I should have known that purging my brain earlier this week would just result in more space for other things to take over.
I can't shake the news that a friend from college committed suicide. The image of someone who was so loud, happy, obnoxious, ornery and friendly being so distraught, so broken, so emotionally exhausted, so desperate to the point of taking his own life just doesn't make sense. I have known this guy since I was a senior in high school and would visit the University of Cincy on weekends to see my beau. They were friends and lived on the same floor in their dorm and eventually joined the same fraternity. My sophomore year in college, I lived in a house with six girls total and he lived a few doors up from us. He parked his motorcycle in our garage, he dated one of my roommates. We saw him almost every day. Together, all of us, my roommates and his, shared in the loss of one of his roommates who was killed in a motorcycle accident while we were all in college. I did not keep in touch with him after college, but I got updates from friends who did.

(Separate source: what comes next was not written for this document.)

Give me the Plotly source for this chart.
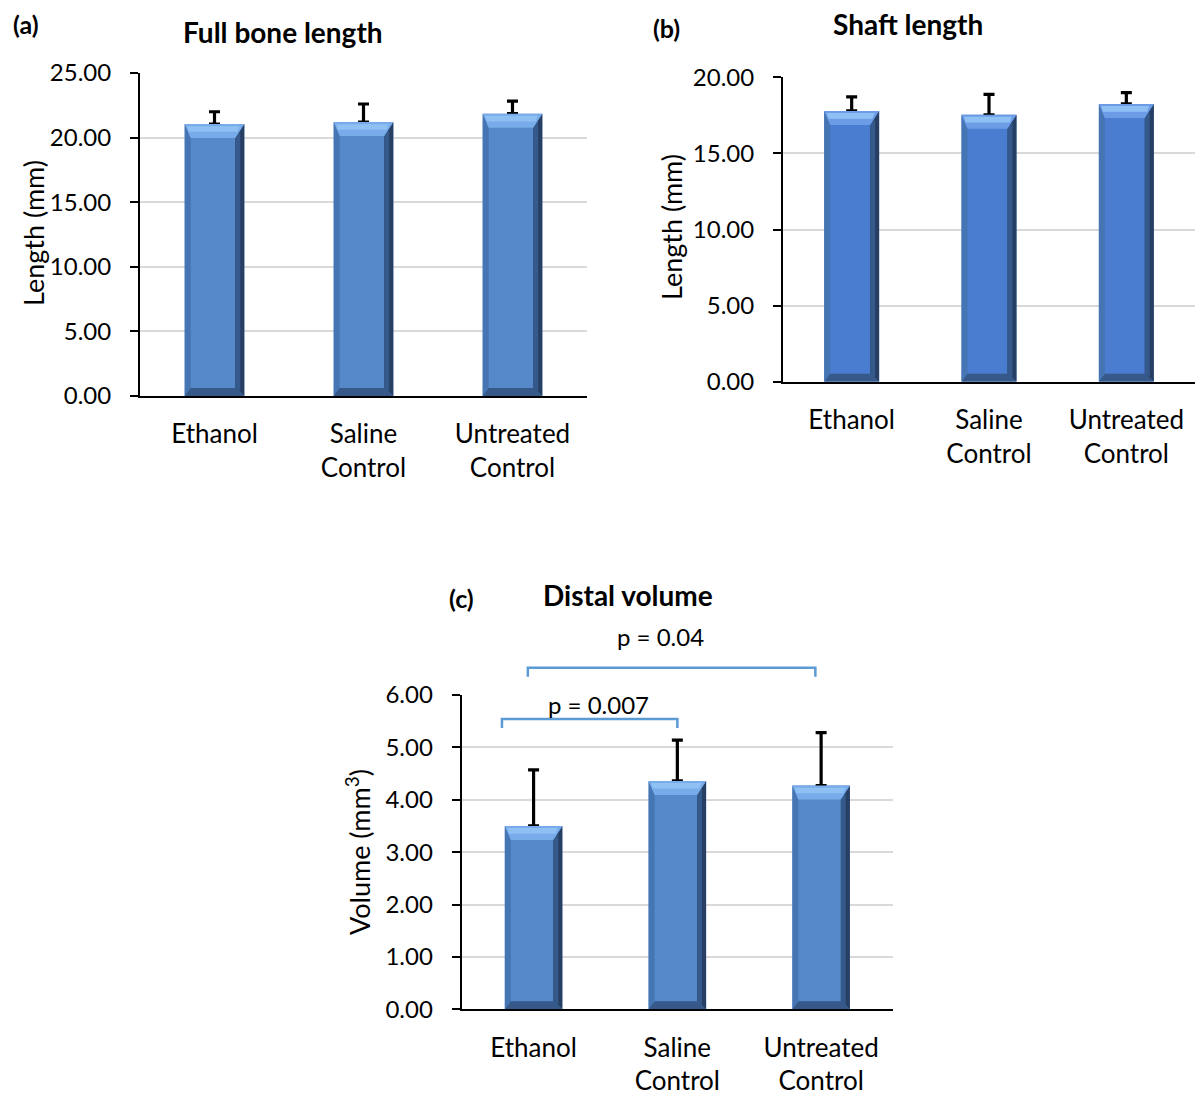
import plotly.graph_objects as go

# ---------------- data ----------------
categories = ["Ethanol", "Saline<br>Control", "Untreated<br>Control"]

full_bone_mean = [21.05, 21.20, 21.85]
full_bone_err = [0.95, 1.40, 0.97]

shaft_mean = [17.79, 17.54, 18.25]
shaft_err = [0.93, 1.34, 0.74]

distal_mean = [3.50, 4.36, 4.27]
distal_err = [1.07, 0.78, 1.01]

# significance brackets for (c): category-index positions, heights (mm^3)
bracket_x0 = [-0.22, -0.04]
bracket_x1 = [1.00, 1.96]
bracket_y = [5.54, 6.52]
bracket_leg = [5.37, 6.35]
bracket_text = ["p = 0.007", "p = 0.04"]
bracket_text_pos = [(598, 705), (660, 636)]   # pixel centres of the p-value labels

# ---------------- layout geometry (pixels) ----------------
W, H = 1204, 1097
panels = {
    # name: (x0px, x1px, ytop_px, ybot_px, ymax, dtick)
    "a": (140, 587, 73, 396, 25, 5),
    "b": (783, 1195, 77.3, 381.7, 20, 5),
    "c": (461.7, 893, 695, 1009.3, 6, 1),
}

FONT = "Lato"
TICK_SIZE = 24
CAT_SIZE = 26
BAR_W = 0.40

def px2paper_x(px):
    return px / W

def px2paper_y(py):
    return 1 - py / H

fig = go.Figure()
shapes = []

center_colors = {"a": "#5589C9", "b": "#4A7CCF", "c": "#5589C9"}
top_colors = {"a": "#78ABEA", "b": "#6C9CE6", "c": "#78ABEA"}

def add_bars(name, axis_suffix, means, errs):
    x0, x1, yt, yb, ymax, _ = panels[name]
    plot_w = x1 - x0
    plot_h = yb - yt
    cat_px = plot_w / 3.0
    u_per_px = ymax / plot_h
    sl = 6 / cat_px       # left bevel width (category units)
    sr = 9 / cat_px       # right bevel width
    tt = 14 * u_per_px    # top bevel height (data units)
    bt = 8 * u_per_px     # bottom bevel height
    n = len(means)
    xa = "x" + axis_suffix
    ya = "y" + axis_suffix
    fig.add_trace(go.Bar(
        x=categories, y=means, width=[BAR_W] * n, xaxis=xa, yaxis=ya,
        marker=dict(color=center_colors[name], line=dict(width=0)),
        error_y=dict(type="data", symmetric=False, array=errs, arrayminus=[0] * n,
                     color="black", thickness=3.2, width=5.5),
        showlegend=False, hoverinfo="skip"))

    def poly(pts, color):
        path = "M " + " L ".join("%f,%f" % p for p in pts) + " Z"
        shapes.append(dict(type="path", path=path, xref=xa, yref=ya,
                           fillcolor=color, line=dict(width=0), layer="above"))

    for i, v in enumerate(means):
        L = i - BAR_W / 2
        R = i + BAR_W / 2
        # left bevel
        poly([(L, 0), (L, v), (L + sl, v - tt), (L + sl, bt)], "#4675B3")
        # right bevel (dark)
        poly([(R, 0), (R, v), (R - sr, v - tt), (R - sr, bt)], "#263F63")
        poly([(R - sr * 0.45, bt * 0.55), (R - sr * 0.45, v - tt * 0.55),
              (R - sr, v - tt), (R - sr, bt)], "#35598A")
        # top bevel (light)
        poly([(L, v), (R, v), (R - sr, v - tt), (L + sl, v - tt)], top_colors[name])
        poly([(L + sl * 0.4, v - tt * 0.15), (R - sr * 0.5, v - tt * 0.15),
              (R - sr * 0.75, v - tt * 0.55), (L + sl * 0.7, v - tt * 0.55)], "#8FC0F4")
        # bottom bevel (dark)
        poly([(L, 0), (R, 0), (R - sr, bt), (L + sl, bt)], "#36598A")

add_bars("a", "", full_bone_mean, full_bone_err)
add_bars("b", "2", shaft_mean, shaft_err)
add_bars("c", "3", distal_mean, distal_err)

layout = dict(
    width=W, height=H,
    margin=dict(l=0, r=0, t=0, b=0, autoexpand=False),
    paper_bgcolor="white", plot_bgcolor="white",
    barmode="overlay",
    font=dict(family=FONT, size=TICK_SIZE, color="black"),
    showlegend=False,
)

for name, suf in (("a", ""), ("b", "2"), ("c", "3")):
    x0, x1, yt, yb, ymax, dt = panels[name]
    layout["xaxis" + suf] = dict(
        domain=[px2paper_x(x0), px2paper_x(x1)],
        anchor="y" + suf,
        type="category", range=[-0.5, 2.5],
        showline=True, linecolor="black", linewidth=2,
        ticks="outside", ticklen=14, tickcolor="rgba(0,0,0,0)",
        showgrid=False, zeroline=False,
        tickfont=dict(family=FONT, size=CAT_SIZE, color="black"),
        fixedrange=True,
    )
    layout["yaxis" + suf] = dict(
        domain=[px2paper_y(yb), px2paper_y(yt)],
        anchor="x" + suf,
        range=[0, ymax], dtick=dt, tick0=0, tickformat=".2f",
        showline=True, linecolor="black", linewidth=2,
        ticks="outside", ticklen=8, tickwidth=1.5, tickcolor="black",
        showgrid=True, gridcolor="#D9D9D9", gridwidth=1.8,
        zeroline=False,
        tickfont=dict(family=FONT, size=TICK_SIZE, color="black"),
        ticklabelstandoff=14,
        fixedrange=True,
    )

fig.update_layout(**layout)

annotations = []
def ann(text, px, py, size=TICK_SIZE, bold=False, angle=0):
    annotations.append(dict(
        text=("<b>%s</b>" % text) if bold else text,
        x=px2paper_x(px), y=px2paper_y(py), xref="paper", yref="paper",
        xanchor="center", yanchor="middle", showarrow=False,
        textangle=angle, font=dict(family=FONT, size=size, color="black")))

ann("(a)", 26, 24, size=25, bold=True)
ann("Full bone length", 283, 32, size=28, bold=True)
ann("(b)", 666, 28, size=25, bold=True)
ann("Shaft length", 908, 24, size=28, bold=True)
ann("(c)", 461, 598, size=25, bold=True)
ann("Distal volume", 628, 595, size=28, bold=True)
ann("Length (mm)", 33, 233, size=27, angle=-90)
ann("Length (mm)", 672, 227, size=27, angle=-90)
ann("Volume (mm<sup>3</sup>)", 358, 852, size=27, angle=-90)

# brackets for (c)
x0, x1, yt, yb, ymax, _ = panels["c"]
def cx(idx):
    return px2paper_x(x0 + (idx + 0.5) / 3.0 * (x1 - x0))
def cy(val):
    return px2paper_y(yb - val / ymax * (yb - yt))

for bx0, bx1, by, bl, txt, tpos in zip(bracket_x0, bracket_x1, bracket_y, bracket_leg,
                                        bracket_text, bracket_text_pos):
    path = "M %f,%f L %f,%f L %f,%f L %f,%f" % (cx(bx0), cy(bl), cx(bx0), cy(by),
                                                cx(bx1), cy(by), cx(bx1), cy(bl))
    shapes.append(dict(type="path", path=path, xref="paper", yref="paper",
                       line=dict(color="#5B9BD5", width=2.5)))
    ann(txt, tpos[0], tpos[1], size=TICK_SIZE)

fig.update_layout(annotations=annotations, shapes=shapes)

fig.write_html(
    "out.html",
    config={"displayModeBar": False},
    post_script="document.body.style.margin='0px';document.body.style.overflow='hidden';",
)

He had his ups and downs like all of us, but I don't think anyone expected this. It seems odd to say I am thankful he did not leave behind a wife and kids. But in reality, maybe if he had had those relationships in his life, things would have turned out differently for him. I can't stop thinking about his mother, his family, his close friends who will miss him dearly.
In my lifetime, I have experienced more than my share of losses through suicide. That's what happens, I guess, when your family history includes mental health issues. But to be hit with this death so unexpectedly has me a little rattled and it is taking up that empty space in my brain.